De retour dans la « salle d’attente », chaque comédien évalue l’étudiant selon une grille très précise. Le patient-à-la-béquille lâche un « il est bien ce petit » et renseigne toutes les questions, chapitre par chapitre : évaluation générale, caractérisation de la plainte, signes fonctionnels associés, caractérisation du terrain et du contexte, évaluation de l’examen physique, recherche d’éléments de gravité… Tout y passe. « Certains étudiants sont complètement à côté pour ce qui est du rapport au patient, explique le comédien. Ce matin, il y en a un qui m’a quand même dit : "franchement, là, je sais pas…" » Une autre comédienne professionnelle, Elise Carville, qui participe à cet exercice pour la troisième année, souligne que, globalement, les évaluations sont plutôt dures. Et précise : « On se rend compte que les étudiants ne portent pas vraiment d’attention réelle à leurs patients. Quand on dit par exemple, à plusieurs reprises au cours de la consultation : "je dors mal", la plupart du temps, ils ne rebondissent pas ! »

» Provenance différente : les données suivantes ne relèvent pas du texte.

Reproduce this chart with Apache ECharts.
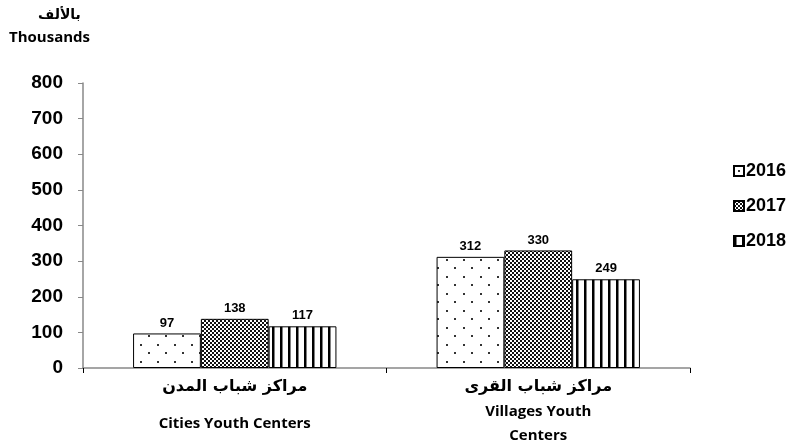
<!DOCTYPE html>
<html>
<head>
<meta charset="utf-8">
<script src="https://cdn.jsdelivr.net/npm/echarts@6/dist/echarts.min.js"></script>
<style>
  html, body { margin: 0; padding: 0; background: #fff; }
  #chart { width: 792px; height: 443px; }
</style>
</head>
<body>
<div id="chart"></div>
<script>
// data
var categoriesAr = ['مراكز شباب المدن', 'مراكز شباب القرى']
var categoriesEn = ['Cities Youth Centers', 'Villages Youth\nCenters']
var years = ['2016', '2017', '2018']
var values2016 = [97, 312]
var values2017 = [138, 330]
var values2018 = [117, 249]
var yTicks = [0, 100, 200, 300, 400, 500, 600, 700, 800]

// fill patterns for the bars
function makeDots() {
  var c = document.createElement('canvas')
  c.width = 17; c.height = 17
  var ctx = c.getContext('2d')
  ctx.fillStyle = '#fff'
  ctx.fillRect(0, 0, 17, 17)
  ctx.fillStyle = '#333'
  ctx.fillRect(4, 4, 2, 2)
  ctx.fillRect(12, 12, 2, 2)
  return c
}
function makeChecker() {
  var c = document.createElement('canvas')
  c.width = 4; c.height = 4
  var ctx = c.getContext('2d')
  ctx.fillStyle = '#fff'
  ctx.fillRect(0, 0, 4, 4)
  ctx.fillStyle = '#111'
  ctx.fillRect(0, 0, 2, 2)
  ctx.fillRect(2, 2, 2, 2)
  return c
}
function makeStripes() {
  var c = document.createElement('canvas')
  c.width = 8; c.height = 8
  var ctx = c.getContext('2d')
  ctx.fillStyle = '#fff'
  ctx.fillRect(0, 0, 8, 8)
  ctx.fillStyle = '#000'
  ctx.fillRect(0, 0, 2.5, 8)
  return c
}

var patterns = [makeDots(), makeChecker(), makeStripes()]
var seriesData = [values2016, values2017, values2018]

var chart = echarts.init(document.getElementById('chart'))

var series = years.map(function (y, i) {
  return {
    name: y,
    type: 'bar',
    data: seriesData[i],
    barGap: '0%',
    barCategoryGap: '33%',
    itemStyle: {
      color: { image: patterns[i], repeat: 'repeat' },
      borderColor: '#000',
      borderWidth: 1
    },
    label: {
      show: true,
      position: 'top',
      distance: 4,
      color: '#000',
      fontFamily: 'Liberation Sans',
      fontWeight: 'bold',
      fontSize: 13
    }
  }
})

var option = {
  animation: false,
  backgroundColor: '#fff',
  grid: { left: 83, right: 102, top: 83, bottom: 75, outerBoundsMode: 'none', containLabel: false },
  graphic: [
    {
      type: 'text', left: 38, top: 8,
      style: { text: 'بالألف', font: 'bold 14px "DejaVu Sans"', fill: '#000' }
    },
    {
      type: 'text', left: 9, top: 30,
      style: { text: 'Thousands', font: 'bold 15px "Open Sans"', fill: '#000' }
    }
  ],
  legend: {
    orient: 'vertical',
    left: 728,
    top: 157,
    itemWidth: 10,
    itemHeight: 10,
    itemGap: 17,
    icon: 'rect',
    data: years,
    textStyle: {
      color: '#000',
      fontFamily: 'Liberation Sans',
      fontWeight: 'bold',
      fontSize: 18,
      padding: [0, 0, 0, -3]
    }
  },
  xAxis: {
    type: 'category',
    data: categoriesAr,
    axisLine: { lineStyle: { color: '#888', width: 1.5 } },
    axisTick: { show: true, length: 5, lineStyle: { color: '#000' } },
    axisLabel: {
      interval: 0,
      margin: 6,
      formatter: function (v, idx) {
        var st = categoriesEn[idx].indexOf('\n') >= 0 ? 'en' : 'en1'
        return '{ar|' + v + '}\n{' + st + '|' + categoriesEn[idx] + '}'
      },
      rich: {
        ar: { fontFamily: 'DejaVu Sans', fontWeight: 'bold', fontSize: 16, color: '#000', lineHeight: 26 },
        en: { fontFamily: 'Open Sans', fontWeight: 'bold', fontSize: 15, color: '#000', lineHeight: 24 },
        en1: { fontFamily: 'Open Sans', fontWeight: 'bold', fontSize: 15, color: '#000', lineHeight: 48 }
      }
    }
  },
  yAxis: {
    type: 'value',
    min: 0,
    max: 800,
    interval: 100,
    splitLine: { show: false },
    axisLine: { show: true, lineStyle: { color: '#888', width: 1.5 } },
    axisTick: { show: true, length: 5, lineStyle: { color: '#888' } },
    axisLabel: {
      color: '#000',
      fontFamily: 'Liberation Sans',
      fontWeight: 'bold',
      fontSize: 19,
      margin: 20,
      formatter: function (v) { return yTicks.indexOf(v) >= 0 ? String(v) : '' }
    }
  },
  series: series
}

chart.setOption(option)
</script>
</body>
</html>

Le groupe des comédiens ne se gêne d’ailleurs pas pour dire les choses directement aux étudiants quand vient le moment du débriefing à la fin de la demi-journée. « Ce temps-là est capital, note le Dr Pierre Potier. Car, dans la vraie vie, jamais un médecin n’a un retour du patient. » La faculté de médecine de Nantes attache tellement d’importance à cet exercice de pédagogie que l’absence à une seule consultation (les étudiants en enchaînent huit sur une matinée) entraîne automatiquement le redoublement. « Ce programme représente un engagement fort de notre faculté, souligne l’enseignant. Cette méthode, qui exige le recours à des comédiens professionnels et demande plusieurs séances d’information des acteurs sur telle ou telle pathologie et de co-écriture des scénarii, permet de montrer très tôt dans le cursus le but à atteindre. Cela les aide à appréhender ce qui les attend et les guide dans leur façon d’apprendre. Souvent, les jeunes médecins sont désarmés en consultation et il survient chez eux une surcharge cognitive qui ne laisse plus beaucoup de place pour créer la relation. On leur apprend les maladies, sans leur dire suffisamment qu’ils doivent être attentifs à la relation qu’ils vont créer avec leur patient. On pose un diagnostic sur une pathologie et selon l’état psycho-affectif du patient, qui va évoluer pendant les 15 minutes en moyenne que l’on va passer avec eux. Il faut qu’ils prennent bien conscience qu’il n’existe pas de consultation-type. Certains patients peuvent entrer sereins et ressortir complètement stressés. D’où la nécessité de poser un diagnostic que l’on appelle dynamique. »
Déjà financé par de l’argent privé, provenant de la fondation de la faculté, le programme ne peut pas être renouvelé pour d’autres promotions. L’idéal serait pourtant, selon le Pr Potier, de décliner cet exercice tous les ans jusqu’en 6ème année, en augmentant les difficultés sur le plan relationnel.